Alex Nyarko's performance on Wednesday indicates he will get another opportunity in the middle of the park.

I can't wait. See yer in The Harlech

Moyesy said: "Alex still has a long way to go before he is a regular. He has to earn the right to go into the side ahead of players who have done so well over the last season. Everyone who was available for Charlton should be available again. Kevin still has a bit of a bad toe and we will give him every opportunity.

Toby said: It's important going into the Chelsea game with a good performance and a good result in midweek. It's an exciting game for us all.

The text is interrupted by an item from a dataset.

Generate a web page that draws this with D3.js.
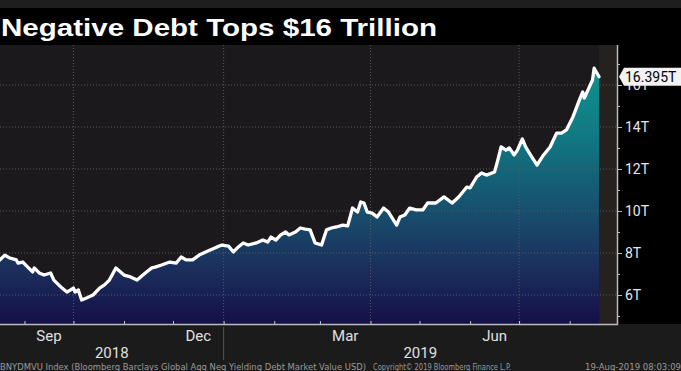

But we need to build on the result against Charlton and I think we can do it.

Davie Weir said:“Last season nobody expected us to beat Arsenal at Goodison Park, but we did and it kick-started our season, and of course it was Wayne's goal that did it. This is a similar sort of game, not many people expect us to win it, so we have to go out and achieve a similar result to the Arsenal one last term.”

Joey Yobo said:"I think every player is getting ready for the big game on Saturday. Every player wants to be a part of it. I think it’s going to be a tough game but we’re ready for that and hopefully we can get a result out of it. We know that they’re a good side, they’ve got a big squad and it’s going to be a big game but I think the win on Wednesday has given us a lot of confidence. We’re at home and the fans will help us give our best.”

    Lard said: " Chelsea's away kit looks like a packet of Embassy Regal."

Everton from: Martyn, Hibbert, Stubbs, Yobo, Naysmith, Gravesen, Linderoth, Kilbane, McFadden, Rooney, Radzinski, Ferguson, Weir, Unsworth, Pistone, Jeffers, Clarke, Turner.

Lavington Spa's eleven to start: Martyn, Hibbert, Yobo, Weir, Naysmith, Gravesen, Linderoth, Nyarko, Rooney, Ferguson, Radzinski.